2. Bush's Office of Legal Counsel approved techniques only in strangely specific detail, like face slapping with a certain placement of fingers. Did anyone ever turn someone in for slapping a detainee in the wrong way? It's all useless and barbaric.

3. Just because you change the definition for yourself, it doesn't meant the definition's been changed.

4. In what realm does slamming someone against a wall 20 or 30 times not constitute an intent to cause extreme pain? Just because you say you're only doing it to shock and alarm someone doesn't make it so. The same could be said about slamming some guy's nuts in a book.

5. In what realm does putting someone in, more or less, a closed coffin for 18 hours a day not constitute an intent to cause severe mental pain? And who's keeping the time so that the detainee is only in there for 8 hours at a stretch?

6. From page 40 of one May 10, 2005 memo: "[W]e conclude that the authorized use of sleep deprivation by adequately trained interrogators...could not reasonably be considered specifically intended to cause severe mental pain or suffering."

7. From page 112 of Volume 1 of Alexander Solzhenitsyn's The Gulag Archipelago: "Sleeplessness was a great form of torture: it left no visible marks and could not provide grounds for complaint even if an inspection-something unheard of anyway-were to strike on the morrow."

8. The repetitious nature of the memos, reiterating the same things are a-okay, means that people in the CIA and elsewhere were shitting themselves over possible prosecution and wanted to be reassured that their asses were covered if they, for instance, "accidentally" caused severe mental or physical pain while doing a "combination" of techniques (the subject of the 20-page May 10, 2005 memo).
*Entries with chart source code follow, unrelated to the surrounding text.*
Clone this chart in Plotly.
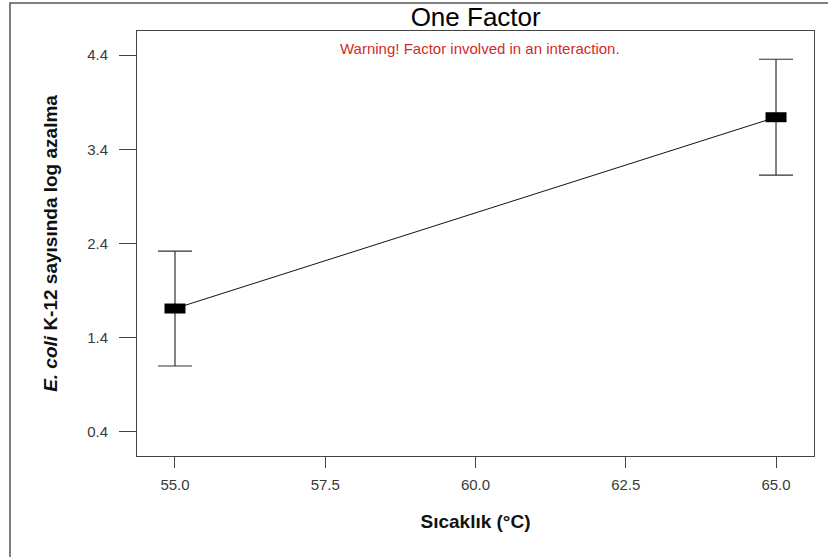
import plotly.graph_objects as go

# Data
temps = [55.0, 65.0]
means = [1.71, 3.74]
errs = [0.61, 0.615]
x_ticks = [55.0, 57.5, 60.0, 62.5, 65.0]
y_ticks = [0.4, 1.4, 2.4, 3.4, 4.4]

title_text = "One Factor"
warning_text = "Warning! Factor involved in an interaction."
x_title = "<b>Sıcaklık (°C)</b>"
y_title = "<b><i>E. coli</i> K-12 sayısında log azalma</b>"

FONT = "Arial, Liberation Sans, sans-serif"

fig = go.Figure()
fig.add_trace(go.Scatter(
    x=temps, y=means,
    mode="lines+markers",
    line=dict(color="#111111", width=1),
    marker=dict(symbol="line-ew", size=15, color="black",
                line=dict(color="black", width=10)),
    error_y=dict(type="data", array=errs, visible=True,
                 color="#333333", thickness=1.2, width=17),
    showlegend=False,
    hoverinfo="x+y",
))

fig.update_layout(
    width=828, height=557,
    margin=dict(l=137, r=14, t=31, b=101),
    paper_bgcolor="white", plot_bgcolor="white",
    font=dict(family=FONT, color="#333333"),
    title=dict(text=title_text, x=0.5745, xanchor="center", y=0.969, yanchor="middle",
               font=dict(size=26, color="black", family=FONT)),
    xaxis=dict(
        range=[54.368, 65.632], tickvals=x_ticks, tickformat=".1f",
        showgrid=False, zeroline=False,
        showline=True, linecolor="#444444", linewidth=1, mirror=True,
        ticks="outside", ticklen=11, tickcolor="#444444",
        ticklabelstandoff=4,
        tickfont=dict(size=15, color="#3a3a3a"),
        title=dict(text=x_title, font=dict(size=19, color="#111111"), standoff=22),
    ),
    yaxis=dict(
        range=[0.145, 4.655], tickvals=y_ticks, tickformat=".1f",
        showgrid=False, zeroline=False,
        showline=True, linecolor="#444444", linewidth=1, mirror=True,
        ticks="outside", ticklen=17, tickcolor="#444444",
        ticklabelstandoff=8,
        tickfont=dict(size=15, color="#3a3a3a"),
        title=dict(text=y_title, font=dict(size=19, color="#111111"), standoff=24),
    ),
)

fig.add_annotation(
    text=warning_text, xref="paper", yref="paper",
    x=0.506, y=0.96, xanchor="center", yanchor="middle",
    showarrow=False, font=dict(size=15, color="#d42a2a", family=FONT),
)

# Outer frame (left and top edges visible)
fig.add_shape(
    type="rect", xref="paper", yref="paper",
    x0=-0.1876, x1=1.03, y0=-0.26, y1=1.066,
    line=dict(color="#555555", width=1.5), layer="below",
)

fig.write_html("out.html")
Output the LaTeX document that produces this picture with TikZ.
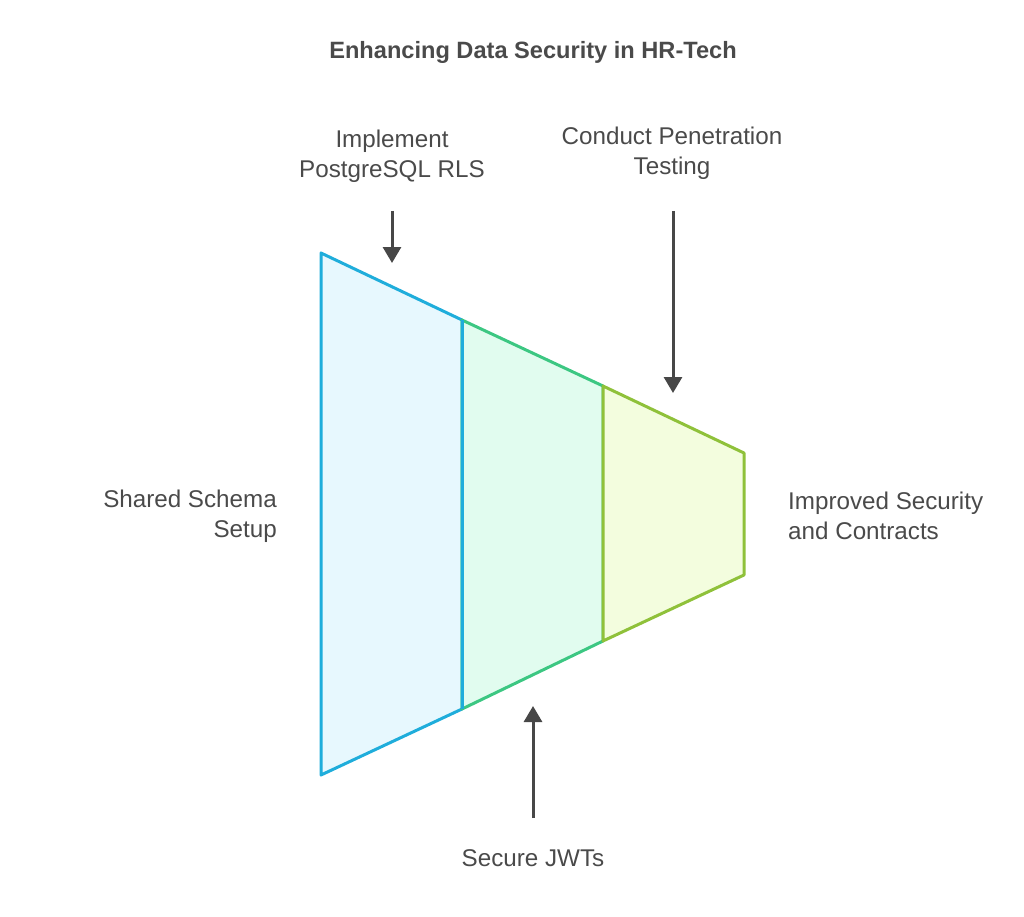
\documentclass[tikz,border=0pt]{standalone}
\usepackage{fontspec}
\setmainfont{Liberation Sans}
\usetikzlibrary{arrows.meta}
\definecolor{txt}{HTML}{4A4A4A}
\definecolor{arr}{HTML}{474747}
\definecolor{bS}{HTML}{1FADDB}
\definecolor{bF}{HTML}{E7F8FE}
\definecolor{gS}{HTML}{3CC782}
\definecolor{gF}{HTML}{E1FCEF}
\definecolor{yS}{HTML}{8FC13A}
\definecolor{yF}{HTML}{F3FDDE}
\begin{document}
\begin{tikzpicture}[x=1pt,y=-1pt,
  lbl/.style={text=txt,font=\fontsize{24.2}{30}\selectfont,inner sep=0pt},
  seg/.style={line width=3pt,line join=round},
  arrowline/.style={draw=arr,line width=3pt,-{Triangle[length=16pt,width=18pt]}}]
\useasboundingbox (0,0) rectangle (1024,917);
\node[lbl,font=\bfseries\fontsize{23.6}{28}\selectfont] (title) at (533,52) {Enhancing Data Security in HR-Tech};
% segments
\filldraw[seg,draw=bS,fill=bF] (321,253) -- (462,320) -- (462,709) -- (321,775) -- cycle;
\filldraw[seg,draw=gS,fill=gF] (462,320) -- (603,386) -- (603,641) -- (462,709) -- cycle;
\filldraw[seg,draw=yS,fill=yF] (603,386) -- (744,453) -- (744,575) -- (603,641) -- cycle;
\draw[seg,draw=bS] (462,320) -- (462,709);
% labels
\node[lbl,align=center] (rls) at (392,156) {Implement\\PostgreSQL RLS};
\node[lbl,align=center] (pen) at (672,153) {Conduct Penetration\\Testing};
\node[lbl,align=right,anchor=east] (shared) at (277,516) {Shared Schema\\Setup};
\node[lbl,align=left,anchor=west] (impr) at (788,516) {Improved Security\\and Contracts};
\node[lbl] (jwt) at (533,858) {Secure JWTs};
% arrows
\coordinate (a1s) at (392,211); \coordinate (a1e) at (392,263);
\coordinate (a2s) at (673,211); \coordinate (a2e) at (673,393);
\coordinate (a3s) at (533,818); \coordinate (a3e) at (533,706);
\draw[arrowline] (a1s) -- (a1e);
\draw[arrowline] (a2s) -- (a2e);
\draw[arrowline] (a3s) -- (a3e);
\end{tikzpicture}
\end{document}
Of course Barack Obama had to tell the CIA that their agents would not be prosecuted. He'd've faced a revolt, even though the people doing this knew it was wrong. Otherwise, they wouldn't have kept looking for that ass cover. Now, can we use those vicious bastards to turn on Jay Bybee, John Yoo, and the other Bush administration pukes and not let the Spanish do the goddamned job we should be doing ourselves?

9. No, fuckers on the right, this ain't as bad Saddam Hussein or Torquemada, but it's just a few degrees from what Reagan used to condemn the Soviet Union for (while, you know, supporting far worse in Central America). But what else it ain't is us, America. Or at least an ideal of what we're supposed to represent. Page 36 of the May 30, 2005 memo lists all the horrible things done to prisoners in other countries, like Pakistan and Egypt as a way of mitigating the CIA's techniques. Yeah, slitting the throat of your victim after you've raped them is worse than stopping after the rape. But, you know, you still did the rape.

10. Everything happens in steps and degrees in this life. You tell someone it's okay to strip someone naked, slap them around, deprive them of sleep, throw cold water on them, and waterboard them, at what point do you get to how much electricity can be applied without "severe" pain?

11. Steven Bradbury's sign-off of "Please let us know if we may be of further assistance" ought to be tattooed on his ass in prison.

12. Chant this: Someone needs to pay, someone needs to pay, someone needs to pay.